This is the day when fall begins, when the autumnal equinox brings an end to summer and, soon, the northern United States is awash in the reds and yellows of turning leaves.
This year the beginning of fall is at precisely 5:18 p.m., Eastern Daylight Time today. At that moment, somewhere along the equator the center of the sun is directly overhead. (It doesn't matter where on the equator since it's only an instant, but this year the spot is over the eastern Pacific Ocean.)
Likewise, if you're at the north or south pole, at the appointed time, the sun will appear to be precisely on the horizon, circling around you as the earth circles.
The days, which are longest around June 21 when the solstice marks the start of summer, are getting shorter now at a rate of three minutes per day. They will keep getting shorter, though less dramatically, until the winter solstice comes on Dec. 21.
This is a day of small-scale mythology. It's widely believed, for instance, that every spot on earth gets precisely 12 hours of sunlight on this day, but given the slight irregularities of the planet and its orbit, it never quite works out that way.
It's close, but not exact. In Los Angeles, for instance, sunrise today is at 6:41 a.m., and sunset comes at 6:49 p.m.
From somewhere as well, the legend also began that on the equinox -- and only on the equinox -- you can balance an egg on end. It had something to do with everything being in balance -- the days 12 hours long, the sun's gravity coming directly from above. Whatever the roots of the story, it's no truer today than on any other day.
The BBC had some fun a few years ago at believers' expense, saying the idea dated to ancient China, but had gotten a boost from a 1945 story in Life Magazine, which told of people in Chunking, China, balancing eggs en masse. "Perhaps this piece of information is too egg-centric for you," the BBC wrote.
Of course, if you try it yourself on the equinox, you may well succeed -- it's just that you'll have the same rate of success on any other day of the year.

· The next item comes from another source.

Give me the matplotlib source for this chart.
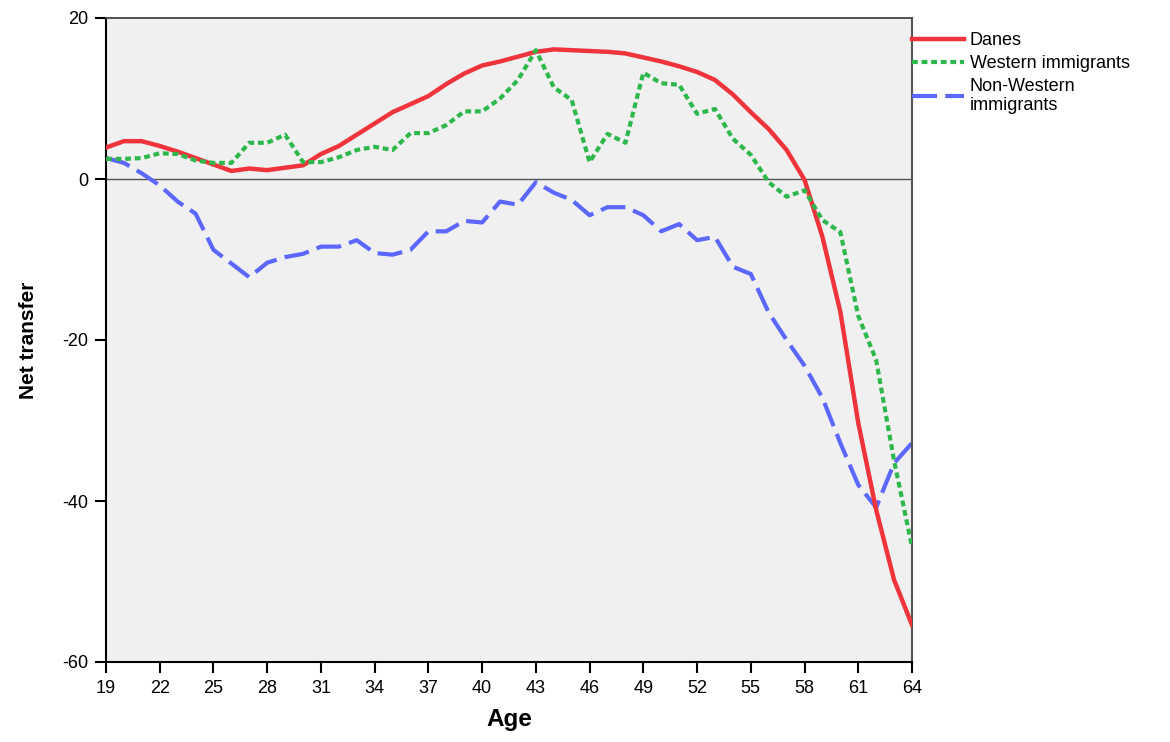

If you're a kid, you may be a little sorry (with school and all that) to see summer formally come to a close -- but polls tend to show that more of us prefer fall. The year seems to have a fresh beginning -- and, in fact, many older calendars had the new year coming now instead on January 1, a couple of weeks after the winter solstice on Dec. 21.
If you don't like shorter days and cooler weather, take comfort. The vernal equinox, which begins spring, is only six months away.